▸ TASK BRIEF
Restate the listing that follows word for word, without its pictures.

------------------------------------------------

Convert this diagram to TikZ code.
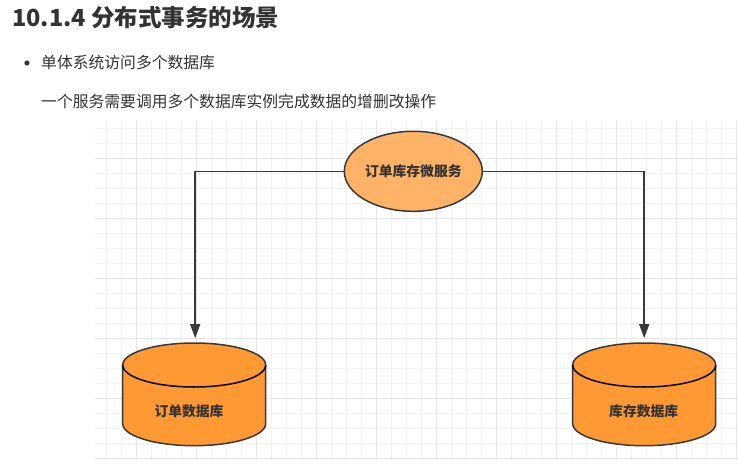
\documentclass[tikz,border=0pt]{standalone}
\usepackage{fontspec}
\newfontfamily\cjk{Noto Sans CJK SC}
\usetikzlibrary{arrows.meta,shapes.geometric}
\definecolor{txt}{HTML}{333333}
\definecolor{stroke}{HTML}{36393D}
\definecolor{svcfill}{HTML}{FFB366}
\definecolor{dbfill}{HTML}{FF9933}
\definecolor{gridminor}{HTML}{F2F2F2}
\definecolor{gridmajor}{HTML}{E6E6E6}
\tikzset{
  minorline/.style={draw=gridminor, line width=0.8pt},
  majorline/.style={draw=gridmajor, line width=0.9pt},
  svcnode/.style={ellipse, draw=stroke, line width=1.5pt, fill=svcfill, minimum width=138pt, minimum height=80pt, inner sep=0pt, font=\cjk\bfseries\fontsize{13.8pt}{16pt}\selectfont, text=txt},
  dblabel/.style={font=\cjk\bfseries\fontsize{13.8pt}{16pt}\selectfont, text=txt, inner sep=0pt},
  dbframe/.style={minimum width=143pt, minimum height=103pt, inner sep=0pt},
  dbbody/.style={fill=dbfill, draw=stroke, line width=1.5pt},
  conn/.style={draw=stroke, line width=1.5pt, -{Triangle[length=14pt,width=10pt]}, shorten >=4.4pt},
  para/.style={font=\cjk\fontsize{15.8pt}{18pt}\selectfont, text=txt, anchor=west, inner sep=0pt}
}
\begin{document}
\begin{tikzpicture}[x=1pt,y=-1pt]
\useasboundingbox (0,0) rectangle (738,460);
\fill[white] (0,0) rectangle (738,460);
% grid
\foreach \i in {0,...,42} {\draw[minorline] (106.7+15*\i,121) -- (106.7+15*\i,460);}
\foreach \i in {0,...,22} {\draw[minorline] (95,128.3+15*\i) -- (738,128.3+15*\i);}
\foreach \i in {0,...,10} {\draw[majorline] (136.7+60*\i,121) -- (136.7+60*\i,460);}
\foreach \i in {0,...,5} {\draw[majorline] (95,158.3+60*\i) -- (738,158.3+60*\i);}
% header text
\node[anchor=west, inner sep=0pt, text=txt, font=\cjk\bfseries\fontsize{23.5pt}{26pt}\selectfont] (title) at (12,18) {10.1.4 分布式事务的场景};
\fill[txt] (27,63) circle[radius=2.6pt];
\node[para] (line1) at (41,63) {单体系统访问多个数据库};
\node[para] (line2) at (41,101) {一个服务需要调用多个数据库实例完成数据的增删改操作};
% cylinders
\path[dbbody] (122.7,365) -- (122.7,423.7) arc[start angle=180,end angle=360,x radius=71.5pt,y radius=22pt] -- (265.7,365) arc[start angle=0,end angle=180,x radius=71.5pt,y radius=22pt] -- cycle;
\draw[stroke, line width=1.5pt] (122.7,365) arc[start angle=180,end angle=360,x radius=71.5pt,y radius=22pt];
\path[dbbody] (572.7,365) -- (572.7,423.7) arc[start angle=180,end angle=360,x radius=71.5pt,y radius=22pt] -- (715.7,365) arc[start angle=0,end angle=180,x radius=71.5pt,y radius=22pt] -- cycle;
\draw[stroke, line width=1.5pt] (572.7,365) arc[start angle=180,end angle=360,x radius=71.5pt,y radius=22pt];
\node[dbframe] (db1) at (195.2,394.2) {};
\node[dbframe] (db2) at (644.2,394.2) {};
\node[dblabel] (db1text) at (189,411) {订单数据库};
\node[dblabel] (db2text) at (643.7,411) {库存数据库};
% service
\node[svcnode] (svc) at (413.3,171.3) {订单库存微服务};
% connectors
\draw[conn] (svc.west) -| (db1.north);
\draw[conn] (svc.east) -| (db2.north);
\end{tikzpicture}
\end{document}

------------------------------------------------

▸ CORRECT ANSWER
Convert this diagram to TikZ code.
\documentclass[tikz,border=0pt]{standalone}
\usepackage{fontspec}
\newfontfamily\cjk{Noto Sans CJK SC}
\usetikzlibrary{arrows.meta,shapes.geometric}
\definecolor{txt}{HTML}{333333}
\definecolor{stroke}{HTML}{36393D}
\definecolor{svcfill}{HTML}{FFB366}
\definecolor{dbfill}{HTML}{FF9933}
\definecolor{gridminor}{HTML}{F2F2F2}
\definecolor{gridmajor}{HTML}{E6E6E6}
\tikzset{
  minorline/.style={draw=gridminor, line width=0.8pt},
  majorline/.style={draw=gridmajor, line width=0.9pt},
  svcnode/.style={ellipse, draw=stroke, line width=1.5pt, fill=svcfill, minimum width=138pt, minimum height=80pt, inner sep=0pt, font=\cjk\bfseries\fontsize{13.8pt}{16pt}\selectfont, text=txt},
  dblabel/.style={font=\cjk\bfseries\fontsize{13.8pt}{16pt}\selectfont, text=txt, inner sep=0pt},
  dbframe/.style={minimum width=143pt, minimum height=103pt, inner sep=0pt},
  dbbody/.style={fill=dbfill, draw=stroke, line width=1.5pt},
  conn/.style={draw=stroke, line width=1.5pt, -{Triangle[length=14pt,width=10pt]}, shorten >=4.4pt},
  para/.style={font=\cjk\fontsize{15.8pt}{18pt}\selectfont, text=txt, anchor=west, inner sep=0pt}
}
\begin{document}
\begin{tikzpicture}[x=1pt,y=-1pt]
\useasboundingbox (0,0) rectangle (738,460);
\fill[white] (0,0) rectangle (738,460);
% grid
\foreach \i in {0,...,42} {\draw[minorline] (106.7+15*\i,121) -- (106.7+15*\i,460);}
\foreach \i in {0,...,22} {\draw[minorline] (95,128.3+15*\i) -- (738,128.3+15*\i);}
\foreach \i in {0,...,10} {\draw[majorline] (136.7+60*\i,121) -- (136.7+60*\i,460);}
\foreach \i in {0,...,5} {\draw[majorline] (95,158.3+60*\i) -- (738,158.3+60*\i);}
% header text
\node[anchor=west, inner sep=0pt, text=txt, font=\cjk\bfseries\fontsize{23.5pt}{26pt}\selectfont] (title) at (12,18) {10.1.4 分布式事务的场景};
\fill[txt] (27,63) circle[radius=2.6pt];
\node[para] (line1) at (41,63) {单体系统访问多个数据库};
\node[para] (line2) at (41,101) {一个服务需要调用多个数据库实例完成数据的增删改操作};
% cylinders
\path[dbbody] (122.7,365) -- (122.7,423.7) arc[start angle=180,end angle=360,x radius=71.5pt,y radius=22pt] -- (265.7,365) arc[start angle=0,end angle=180,x radius=71.5pt,y radius=22pt] -- cycle;
\draw[stroke, line width=1.5pt] (122.7,365) arc[start angle=180,end angle=360,x radius=71.5pt,y radius=22pt];
\path[dbbody] (572.7,365) -- (572.7,423.7) arc[start angle=180,end angle=360,x radius=71.5pt,y radius=22pt] -- (715.7,365) arc[start angle=0,end angle=180,x radius=71.5pt,y radius=22pt] -- cycle;
\draw[stroke, line width=1.5pt] (572.7,365) arc[start angle=180,end angle=360,x radius=71.5pt,y radius=22pt];
\node[dbframe] (db1) at (195.2,394.2) {};
\node[dbframe] (db2) at (644.2,394.2) {};
\node[dblabel] (db1text) at (189,411) {订单数据库};
\node[dblabel] (db2text) at (643.7,411) {库存数据库};
% service
\node[svcnode] (svc) at (413.3,171.3) {订单库存微服务};
% connectors
\draw[conn] (svc.west) -| (db1.north);
\draw[conn] (svc.east) -| (db2.north);
\end{tikzpicture}
\end{document}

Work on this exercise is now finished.